Let me know when you get straightened out.
G West
3 years ago
And, since you've posted a couple bits from there
I think I may be forgiven for cutting and pasting the following, I think it sums things up rather nicely:
Ryan Ginger from Canada writes: Ms. Wente betrays her breathtaking ignorance about Native culture--contemporary, historical, or archaeological--in this groundless and truly offensive article. And where is her basic journalistic skills? She takes her ethnohistorical snapshot from a book written by two ex-bureaucrats-cum-academics, Frances Widdowson and Albert Howard, neither of whom possess training in Native history or Native ethnology.

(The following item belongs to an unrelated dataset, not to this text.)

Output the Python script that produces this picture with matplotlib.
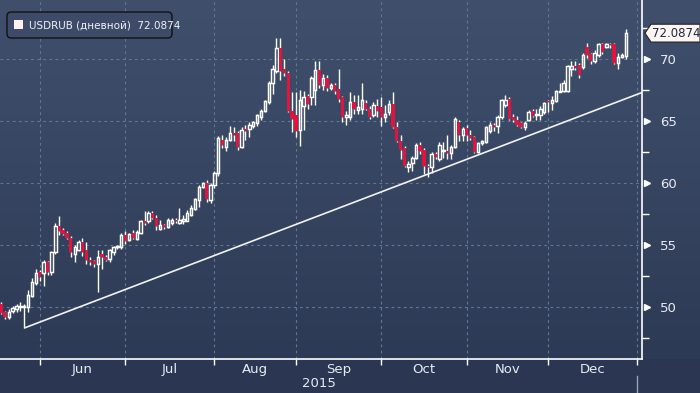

Being that it purports to be a reputable newspaper, I suggest that the Globe and Mail editors put Ms. Wente on a shorter leash, or do us all a favour and send her back to the steno pool where she belongs.
(And no, I didn't write it although I wish I had)
ME2
3 years ago
GWest
Trying to force you into dealing with one point at a time is like trying to nail jelly to a tree.
I think I've exposed your tactics well enough now for others to see how you use them.
I cede the field to you.
G West
3 years ago
Thanks
But please, ME2, next time, before you put fingers to keyboard, actually read the material you're supposed to be talking about.
What did you finally think of Ms Widdowson and her political science 'research'?
No tactics, just knowledge and informed opinion, and a willingness to cut through cant whenever and wherever I see it.
And I'm more than happy to stand on my record - here and elsewhere; proud of it, in fact.